▶ Brief:
Repeat, exactly and in full, the lines of the listing below, but without any pictures.

▶ Dataset content:
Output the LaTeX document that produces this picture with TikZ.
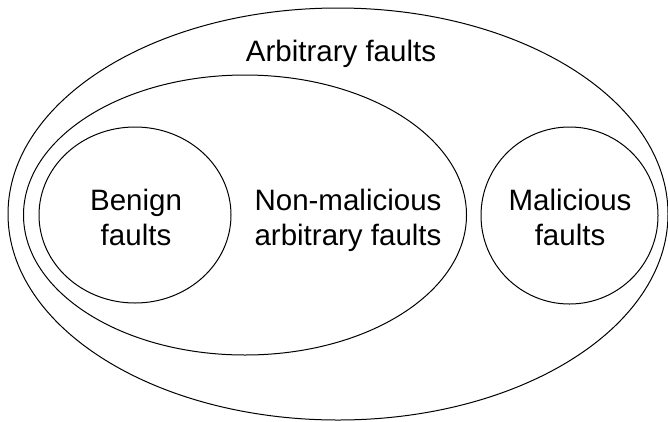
\documentclass[tikz,border=0pt]{standalone}
\usepackage{fontspec}
\setmainfont{Liberation Sans}
\usetikzlibrary{shapes.geometric}
\begin{document}
\begin{tikzpicture}[x=1pt,y=1pt,
  set/.style={draw=black, line width=1pt, ellipse, inner sep=0pt},
  lbl/.style={font=\fontsize{29.5}{35}\selectfont, align=center, anchor=base, inner sep=0pt}]
\useasboundingbox (0,0) rectangle (668,-421);
\node[set, minimum width=660pt, minimum height=412pt] (arb) at (338,-214) {};
\node[set, minimum width=443pt, minimum height=280pt] (nonmal) at (245,-215) {};
\node[set, minimum width=192pt, minimum height=176pt] (benign) at (135,-215) {};
\node[set, minimum width=177pt, minimum height=177pt] (mal) at (569.5,-215.5) {};
\node[lbl] (arbtxt) at (341,-61) {Arbitrary faults};
\node[lbl] (bentxt) at (136,-245) {Benign\\faults};
\node[lbl] (nontxt) at (348,-245) {Non-malicious\\arbitrary faults};
\node[lbl] (maltxt) at (570,-245) {Malicious\\faults};
\end{tikzpicture}
\end{document}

▶ Reply:
Output the LaTeX document that produces this picture with TikZ.
\documentclass[tikz,border=0pt]{standalone}
\usepackage{fontspec}
\setmainfont{Liberation Sans}
\usetikzlibrary{shapes.geometric}
\begin{document}
\begin{tikzpicture}[x=1pt,y=1pt,
  set/.style={draw=black, line width=1pt, ellipse, inner sep=0pt},
  lbl/.style={font=\fontsize{29.5}{35}\selectfont, align=center, anchor=base, inner sep=0pt}]
\useasboundingbox (0,0) rectangle (668,-421);
\node[set, minimum width=660pt, minimum height=412pt] (arb) at (338,-214) {};
\node[set, minimum width=443pt, minimum height=280pt] (nonmal) at (245,-215) {};
\node[set, minimum width=192pt, minimum height=176pt] (benign) at (135,-215) {};
\node[set, minimum width=177pt, minimum height=177pt] (mal) at (569.5,-215.5) {};
\node[lbl] (arbtxt) at (341,-61) {Arbitrary faults};
\node[lbl] (bentxt) at (136,-245) {Benign\\faults};
\node[lbl] (nontxt) at (348,-245) {Non-malicious\\arbitrary faults};
\node[lbl] (maltxt) at (570,-245) {Malicious\\faults};
\end{tikzpicture}
\end{document}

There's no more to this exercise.